AN ASPIRATIONAL PARTY

After years of championing a reflexive anti-tax position, any re-orientation will not come easily or naturally to Republicans. An array of powerful and well-connected interest groups will immediately swing into opposition. Heated rhetoric about the dangers of dragging down the economy or compromising job creators — arguments that draw more from the pages of Ayn Rand than any serious fiscal or economic analysis — will inevitably follow.
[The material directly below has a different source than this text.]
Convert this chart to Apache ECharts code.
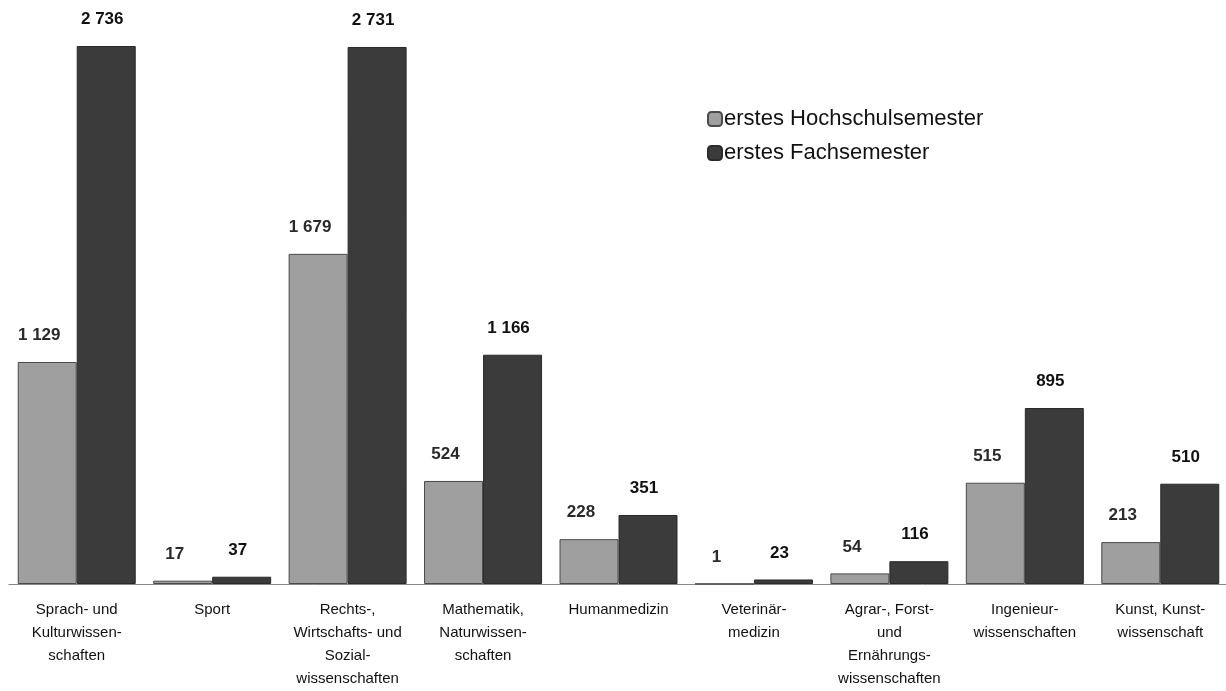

Yet a failure to start grappling with the county's major challenges, fiscal and otherwise, will increasingly doom the GOP to the margins of American politics. Suburban moderates and independents will view the party as bereft of serious solutions and increasingly out of touch with their contemporary needs. Working-class voters will consider Republicans to be more interested in serving the preferences of moneyed donors than in standing up for "the little guy."

The anti-tax right lionizes Ronald Reagan; Grover Norquist has even proposed putting his face on the $10 bill. But this Reagan is somewhat of a caricature. Reagan raised taxes 11 times between 1982 and 1988, amounting to $133 billion in tax increases during his presidency. As Henry Olsen recently noted, "[t]he real Reagan raised taxes when he needed to, both as governor and as president. He valued compromise over principled defeat."

He also had a profound sense of the inherent purpose and worth of every human being, and an aspirational view of what America could achieve. Recovering that sense will benefit both the party and the country. It will require the GOP to embrace the sort of tactical flexibility that the real Reagan demonstrated, rather than the doctrinaire construct created by the anti-tax right. The place to begin this shift is with a serious debate on the efficacy of the Taxpayer Protection Pledge for the coming decade.

Robert P. Beschel, Jr., is a non-resident senior fellow with the Brookings Institution’s Doha Center.